* AIM
Will you write out the data exactly, excluding every picture?

---------- SUPPLIED DATA ----------

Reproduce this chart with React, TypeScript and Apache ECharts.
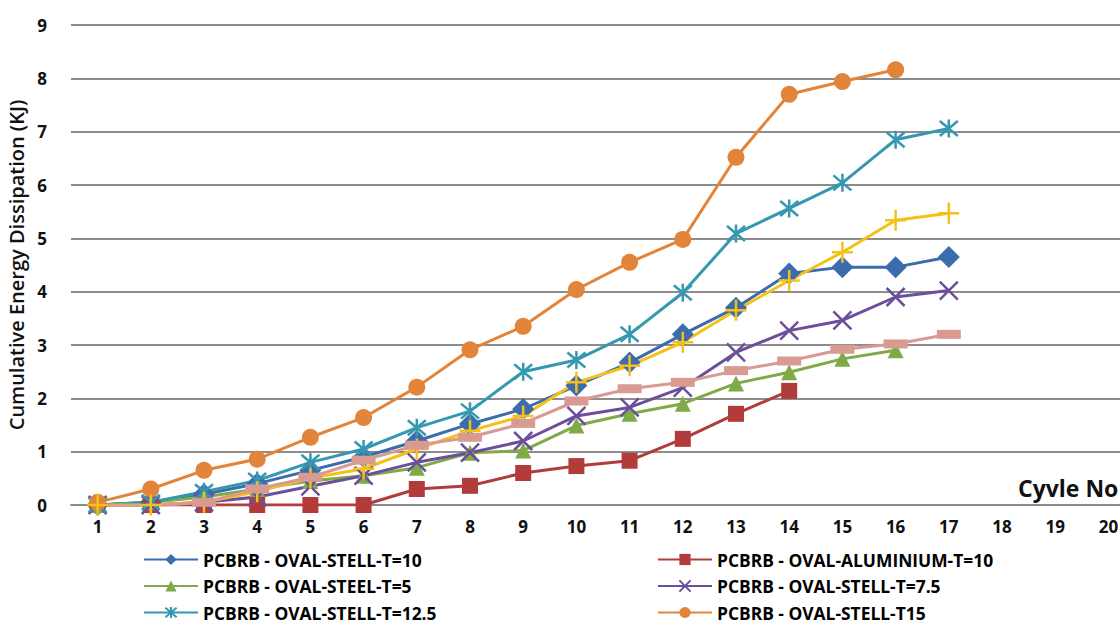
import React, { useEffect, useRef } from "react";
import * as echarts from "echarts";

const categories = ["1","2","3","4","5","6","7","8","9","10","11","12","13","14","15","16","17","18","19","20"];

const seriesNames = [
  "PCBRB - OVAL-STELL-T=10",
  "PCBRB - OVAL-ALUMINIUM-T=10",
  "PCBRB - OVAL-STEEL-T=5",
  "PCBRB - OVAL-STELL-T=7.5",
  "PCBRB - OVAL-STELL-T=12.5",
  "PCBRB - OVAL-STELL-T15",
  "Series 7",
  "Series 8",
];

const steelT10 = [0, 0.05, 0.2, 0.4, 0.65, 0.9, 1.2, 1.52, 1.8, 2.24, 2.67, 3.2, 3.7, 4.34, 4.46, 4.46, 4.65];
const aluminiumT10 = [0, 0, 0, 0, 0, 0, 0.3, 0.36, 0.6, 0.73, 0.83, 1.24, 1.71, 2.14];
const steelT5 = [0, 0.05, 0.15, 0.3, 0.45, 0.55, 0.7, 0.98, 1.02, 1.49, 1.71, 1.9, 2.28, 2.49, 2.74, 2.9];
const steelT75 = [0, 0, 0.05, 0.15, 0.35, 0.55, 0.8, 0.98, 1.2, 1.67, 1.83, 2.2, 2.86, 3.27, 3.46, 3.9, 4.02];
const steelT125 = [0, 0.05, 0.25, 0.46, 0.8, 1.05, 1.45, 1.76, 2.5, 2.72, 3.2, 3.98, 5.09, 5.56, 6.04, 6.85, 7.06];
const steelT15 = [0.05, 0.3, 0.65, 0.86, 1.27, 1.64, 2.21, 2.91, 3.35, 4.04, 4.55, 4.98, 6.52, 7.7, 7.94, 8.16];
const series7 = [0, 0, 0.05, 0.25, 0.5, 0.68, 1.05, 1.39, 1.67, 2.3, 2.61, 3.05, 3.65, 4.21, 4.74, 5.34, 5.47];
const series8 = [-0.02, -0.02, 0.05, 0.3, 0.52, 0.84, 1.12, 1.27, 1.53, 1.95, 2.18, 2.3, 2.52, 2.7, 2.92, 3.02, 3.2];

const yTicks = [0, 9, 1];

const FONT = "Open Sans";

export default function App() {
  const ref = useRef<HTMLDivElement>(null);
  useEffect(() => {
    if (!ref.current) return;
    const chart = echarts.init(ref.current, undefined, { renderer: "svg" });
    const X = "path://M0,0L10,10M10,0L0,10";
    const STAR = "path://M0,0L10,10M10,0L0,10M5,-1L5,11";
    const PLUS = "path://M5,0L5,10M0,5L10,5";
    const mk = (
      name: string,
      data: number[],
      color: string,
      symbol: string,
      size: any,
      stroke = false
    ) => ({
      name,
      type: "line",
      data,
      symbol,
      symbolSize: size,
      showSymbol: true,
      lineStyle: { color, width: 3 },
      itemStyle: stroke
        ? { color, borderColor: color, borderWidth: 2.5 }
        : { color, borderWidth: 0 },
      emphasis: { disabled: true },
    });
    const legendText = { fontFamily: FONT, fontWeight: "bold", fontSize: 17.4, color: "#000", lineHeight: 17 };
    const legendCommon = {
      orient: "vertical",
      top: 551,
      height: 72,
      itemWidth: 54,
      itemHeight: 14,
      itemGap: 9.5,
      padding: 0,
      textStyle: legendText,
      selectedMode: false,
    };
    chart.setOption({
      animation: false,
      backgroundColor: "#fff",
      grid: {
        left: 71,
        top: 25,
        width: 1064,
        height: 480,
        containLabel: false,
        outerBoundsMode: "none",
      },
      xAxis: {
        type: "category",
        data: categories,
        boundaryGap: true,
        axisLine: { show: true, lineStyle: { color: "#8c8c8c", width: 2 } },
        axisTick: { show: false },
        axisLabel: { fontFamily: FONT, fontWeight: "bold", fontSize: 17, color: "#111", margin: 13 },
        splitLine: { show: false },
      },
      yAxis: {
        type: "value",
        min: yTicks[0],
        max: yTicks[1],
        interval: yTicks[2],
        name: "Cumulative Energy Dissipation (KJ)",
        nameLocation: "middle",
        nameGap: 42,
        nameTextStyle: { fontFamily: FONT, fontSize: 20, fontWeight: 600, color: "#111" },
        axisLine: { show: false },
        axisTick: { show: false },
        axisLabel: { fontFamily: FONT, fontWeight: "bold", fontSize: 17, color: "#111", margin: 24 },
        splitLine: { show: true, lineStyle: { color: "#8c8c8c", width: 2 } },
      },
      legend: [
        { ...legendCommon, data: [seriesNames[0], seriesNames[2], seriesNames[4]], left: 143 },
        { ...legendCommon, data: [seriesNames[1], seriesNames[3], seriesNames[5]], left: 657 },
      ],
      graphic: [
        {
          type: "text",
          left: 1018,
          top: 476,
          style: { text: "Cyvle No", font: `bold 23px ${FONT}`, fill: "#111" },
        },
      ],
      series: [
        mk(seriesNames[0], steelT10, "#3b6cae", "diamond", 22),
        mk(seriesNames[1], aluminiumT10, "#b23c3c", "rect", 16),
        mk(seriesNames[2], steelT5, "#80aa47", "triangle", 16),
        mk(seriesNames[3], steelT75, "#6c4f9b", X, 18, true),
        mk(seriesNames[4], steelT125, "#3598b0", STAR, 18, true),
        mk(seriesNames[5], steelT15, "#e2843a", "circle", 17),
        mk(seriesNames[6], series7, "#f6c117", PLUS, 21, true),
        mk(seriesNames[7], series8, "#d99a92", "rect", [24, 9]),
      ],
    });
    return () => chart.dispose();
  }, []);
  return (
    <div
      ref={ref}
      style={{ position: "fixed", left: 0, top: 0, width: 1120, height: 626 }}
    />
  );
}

----------

* ANSWER TO THIS PROBLEM
Reproduce this chart with React, TypeScript and Apache ECharts.
import React, { useEffect, useRef } from "react";
import * as echarts from "echarts";

const categories = ["1","2","3","4","5","6","7","8","9","10","11","12","13","14","15","16","17","18","19","20"];

const seriesNames = [
  "PCBRB - OVAL-STELL-T=10",
  "PCBRB - OVAL-ALUMINIUM-T=10",
  "PCBRB - OVAL-STEEL-T=5",
  "PCBRB - OVAL-STELL-T=7.5",
  "PCBRB - OVAL-STELL-T=12.5",
  "PCBRB - OVAL-STELL-T15",
  "Series 7",
  "Series 8",
];

const steelT10 = [0, 0.05, 0.2, 0.4, 0.65, 0.9, 1.2, 1.52, 1.8, 2.24, 2.67, 3.2, 3.7, 4.34, 4.46, 4.46, 4.65];
const aluminiumT10 = [0, 0, 0, 0, 0, 0, 0.3, 0.36, 0.6, 0.73, 0.83, 1.24, 1.71, 2.14];
const steelT5 = [0, 0.05, 0.15, 0.3, 0.45, 0.55, 0.7, 0.98, 1.02, 1.49, 1.71, 1.9, 2.28, 2.49, 2.74, 2.9];
const steelT75 = [0, 0, 0.05, 0.15, 0.35, 0.55, 0.8, 0.98, 1.2, 1.67, 1.83, 2.2, 2.86, 3.27, 3.46, 3.9, 4.02];
const steelT125 = [0, 0.05, 0.25, 0.46, 0.8, 1.05, 1.45, 1.76, 2.5, 2.72, 3.2, 3.98, 5.09, 5.56, 6.04, 6.85, 7.06];
const steelT15 = [0.05, 0.3, 0.65, 0.86, 1.27, 1.64, 2.21, 2.91, 3.35, 4.04, 4.55, 4.98, 6.52, 7.7, 7.94, 8.16];
const series7 = [0, 0, 0.05, 0.25, 0.5, 0.68, 1.05, 1.39, 1.67, 2.3, 2.61, 3.05, 3.65, 4.21, 4.74, 5.34, 5.47];
const series8 = [-0.02, -0.02, 0.05, 0.3, 0.52, 0.84, 1.12, 1.27, 1.53, 1.95, 2.18, 2.3, 2.52, 2.7, 2.92, 3.02, 3.2];

const yTicks = [0, 9, 1];

const FONT = "Open Sans";

export default function App() {
  const ref = useRef<HTMLDivElement>(null);
  useEffect(() => {
    if (!ref.current) return;
    const chart = echarts.init(ref.current, undefined, { renderer: "svg" });
    const X = "path://M0,0L10,10M10,0L0,10";
    const STAR = "path://M0,0L10,10M10,0L0,10M5,-1L5,11";
    const PLUS = "path://M5,0L5,10M0,5L10,5";
    const mk = (
      name: string,
      data: number[],
      color: string,
      symbol: string,
      size: any,
      stroke = false
    ) => ({
      name,
      type: "line",
      data,
      symbol,
      symbolSize: size,
      showSymbol: true,
      lineStyle: { color, width: 3 },
      itemStyle: stroke
        ? { color, borderColor: color, borderWidth: 2.5 }
        : { color, borderWidth: 0 },
      emphasis: { disabled: true },
    });
    const legendText = { fontFamily: FONT, fontWeight: "bold", fontSize: 17.4, color: "#000", lineHeight: 17 };
    const legendCommon = {
      orient: "vertical",
      top: 551,
      height: 72,
      itemWidth: 54,
      itemHeight: 14,
      itemGap: 9.5,
      padding: 0,
      textStyle: legendText,
      selectedMode: false,
    };
    chart.setOption({
      animation: false,
      backgroundColor: "#fff",
      grid: {
        left: 71,
        top: 25,
        width: 1064,
        height: 480,
        containLabel: false,
        outerBoundsMode: "none",
      },
      xAxis: {
        type: "category",
        data: categories,
        boundaryGap: true,
        axisLine: { show: true, lineStyle: { color: "#8c8c8c", width: 2 } },
        axisTick: { show: false },
        axisLabel: { fontFamily: FONT, fontWeight: "bold", fontSize: 17, color: "#111", margin: 13 },
        splitLine: { show: false },
      },
      yAxis: {
        type: "value",
        min: yTicks[0],
        max: yTicks[1],
        interval: yTicks[2],
        name: "Cumulative Energy Dissipation (KJ)",
        nameLocation: "middle",
        nameGap: 42,
        nameTextStyle: { fontFamily: FONT, fontSize: 20, fontWeight: 600, color: "#111" },
        axisLine: { show: false },
        axisTick: { show: false },
        axisLabel: { fontFamily: FONT, fontWeight: "bold", fontSize: 17, color: "#111", margin: 24 },
        splitLine: { show: true, lineStyle: { color: "#8c8c8c", width: 2 } },
      },
      legend: [
        { ...legendCommon, data: [seriesNames[0], seriesNames[2], seriesNames[4]], left: 143 },
        { ...legendCommon, data: [seriesNames[1], seriesNames[3], seriesNames[5]], left: 657 },
      ],
      graphic: [
        {
          type: "text",
          left: 1018,
          top: 476,
          style: { text: "Cyvle No", font: `bold 23px ${FONT}`, fill: "#111" },
        },
      ],
      series: [
        mk(seriesNames[0], steelT10, "#3b6cae", "diamond", 22),
        mk(seriesNames[1], aluminiumT10, "#b23c3c", "rect", 16),
        mk(seriesNames[2], steelT5, "#80aa47", "triangle", 16),
        mk(seriesNames[3], steelT75, "#6c4f9b", X, 18, true),
        mk(seriesNames[4], steelT125, "#3598b0", STAR, 18, true),
        mk(seriesNames[5], steelT15, "#e2843a", "circle", 17),
        mk(seriesNames[6], series7, "#f6c117", PLUS, 21, true),
        mk(seriesNames[7], series8, "#d99a92", "rect", [24, 9]),
      ],
    });
    return () => chart.dispose();
  }, []);
  return (
    <div
      ref={ref}
      style={{ position: "fixed", left: 0, top: 0, width: 1120, height: 626 }}
    />
  );
}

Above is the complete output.